New negative equity mortgage will cost homeowners their trackers
A NEW type of mortgage that will allow those trapped in negative equity to move home will see them lose their tracker.
The so-called "negative equity mortgages" should be made available by all banks, experts said last night.
And there were calls for those who manage to secure the new type of product to be allowed to keep their good-value tracker mortgages.
Bank of Ireland and Permanent TSB are the only two banks who have been cleared by the Central Bank to offer the new type of home loan.
But both confirmed they will not allow those taking on any new mortgage, which has negative equity debt tacked on to it from a previous property, to retain their trackers.

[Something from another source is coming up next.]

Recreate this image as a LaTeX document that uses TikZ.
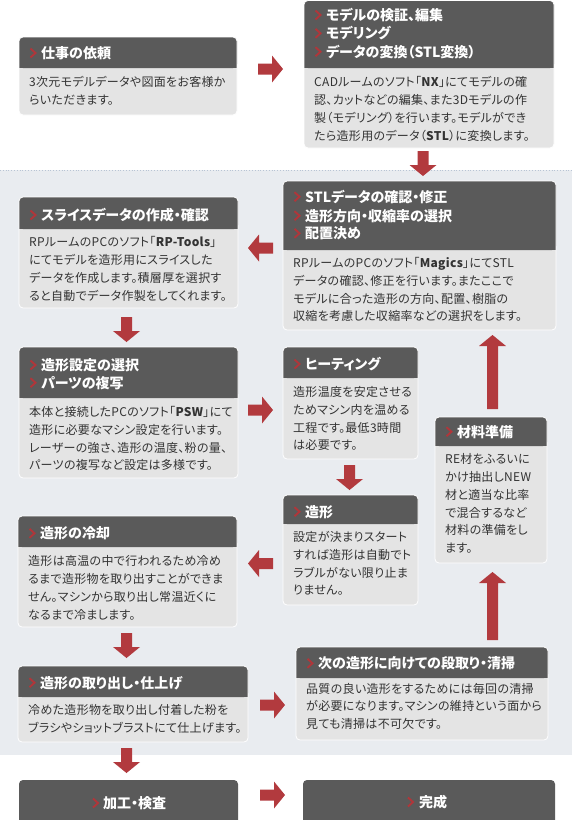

However, experts said the new type of mortgage product has the potential to help revive the depressed property market.
It will allow homeowners who have good earnings prospects to sell up their current homes, and take some of the negative equity debt on to a new mortgage.
It should prove attractive to those who need to move.
Broker body, the Professional Insurance Brokers Association (PIBA), said the new loan arrangements should now be made available by all lenders.
Rachel Doyle of PIBA said: "A lot of people would be willing to trade up if they had the facility to do so. All lenders should be allowed to offer this option to those who are in a financial situation where they can afford to trade up."
But she warned that people considering such a product would be likely to end up losing their valuable tracker mortgage.
"Banks should allow those on trackers to bring the rate with them or, alternatively, they should discount the new mortgage to take into account the fact that the mortgage holder is forfeiting the tracker," she said.
Bank of Ireland and Permanent TSB have said that negative equity mortgages will not be generally available to customers.
The Central Bank has said that any bank that wishes to provide negative equity mortgages must enter into discussions with them.
It said that such products must be based on customer affordability and were likely to be offered to a small number of customers.
Limits are set to be placed on the amount of negative equity that can be carried on to the new mortgage from the old mortgage and the original house must be sold before moving onto the next one.